You have essentially three options for a stand-alone recording unit, the first two of which (the Magnavox and the Channel Master units) have already been recommended to you. The third is the TViX M6620N DVR
. All of them have their individual quirks, and so far, no company has come out with a perfect DVR solution. All three of these operate without subscription fees, though.
I recently purchased the TViX unit, and I'm quite happy with it. I researched the Dish/Channel Master DTVPal unit a few years ago, and I read so many bad stories about it that I decided it simply wasn't worth the risk to purchase one. The main problem with the DTVPal is that it wants to set its system clock from either TVGOS (TV Guide On Screen) or PSIP (Program and System Information Protocol) data sent by stations. Unfortunately, many stations don't bother to set their clocks correctly, which means that your timers can go completely haywire and the DVR records random things you didn't want to watch. Because the DTVPal has no "manual" clock setting, it's impossible to avoid the problem if you have unreliable stations in your area. The weeks surrounding the Daylight Saving Time transition are especially prone to causing your timers to break.
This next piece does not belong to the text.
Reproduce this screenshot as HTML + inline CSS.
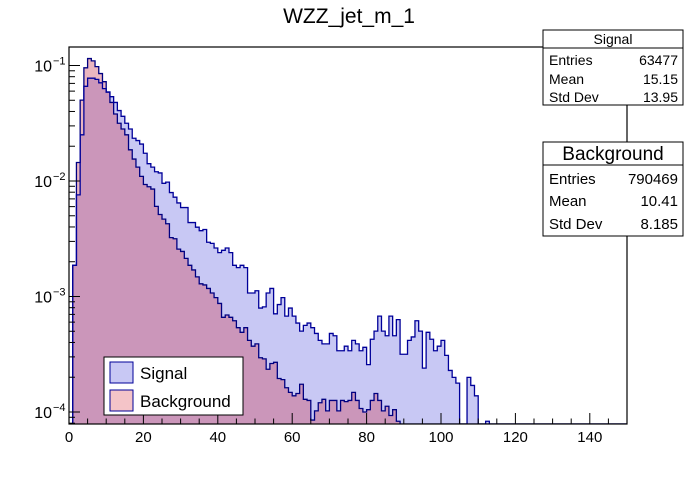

The TViX overcomes this problem by having both manual and network time settings, which lets the box completely ignore the time sent by TV stations. As a result, you don't need to worry about your timers breaking, although you do have to toggle the DST setting manually. Unlike the Magnavox unit, the TViX records in HD, so you could utilize the 720p capability of your HDTV with it. It lets you record with timers like a VCR, and it lets you pause live TV shows like other DVRs.
Unlike a VCR, it lets you watch one channel while recording another, record two channels at once, and record two channels at once while watching a previously saved recording. Unlike the Channel Master box, it also lets you copy recordings from the HDD to your PC, where you can convert them to burn onto DVD or Blu-Ray disc. You can also stream files from the TViX to other displays to watch them in other rooms, and you can stream content from other computers to play them on the TV with your TViX.
The main limitation of the TViX is that it doesn't support closed captions, while the Channel Master box does. The TViX does support external subtitles, so you would have to go through a tedious process of extracting them from the recordings if you wanted captions. It's a limitation that may not matter to you, but it's worth noting.
You can check out the respective topics for each DVR in this forum, and of course you can ask further questions, too. Happy browsing!